Scientists study 40,000-year-old DNA to clone mammoths

By Casey Frye, CCNN Writer

Woolly mammoths died off around 3,700 years ago after the last Ice Age, possibly because of warmer weather, a change in food supply, and hunting.

In the classic movie Jurassic Park, a billionaire uses advanced technology to bring dinosaurs back to life. When the flick came out 20 years ago, it was an entertaining sci-fi film that received great reviews, but now the “imaginary” technology from the movie actually exists!

In fact, scientists are researching the 40,000-year-old remains of a long-extinct woolly mammoth – nicknamed Buttercup – to bring the beasts back to life! How can they pull off that kind of a miracle? By using DNA…
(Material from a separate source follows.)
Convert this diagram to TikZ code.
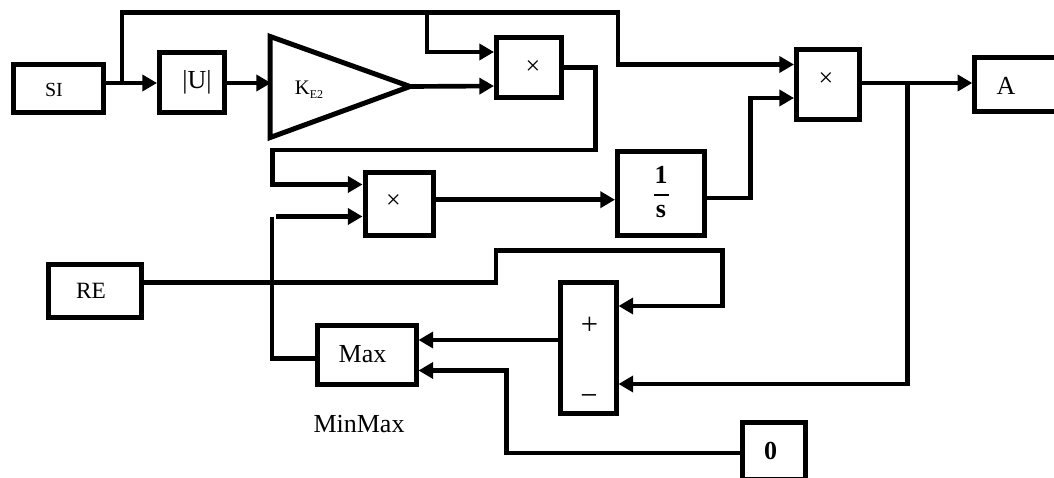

See, DNA is the set of blueprints inside our cells that tell our body how to grow, and it’s passed down from our parents. Cloning mammoths would be difficult, because the DNA is missing too many pieces of the biological jigsaw puzzle.

Basically, there’s not enough links in the chain to create a complete mammoth. However, researchers believe they can fill in the missing gaps with information from an Asian elephant, the mammoth’s closest living relative. If all goes as planned, they just might be able to pull this whole cloning thing off! For fans of Ice Age, this is definitely great news.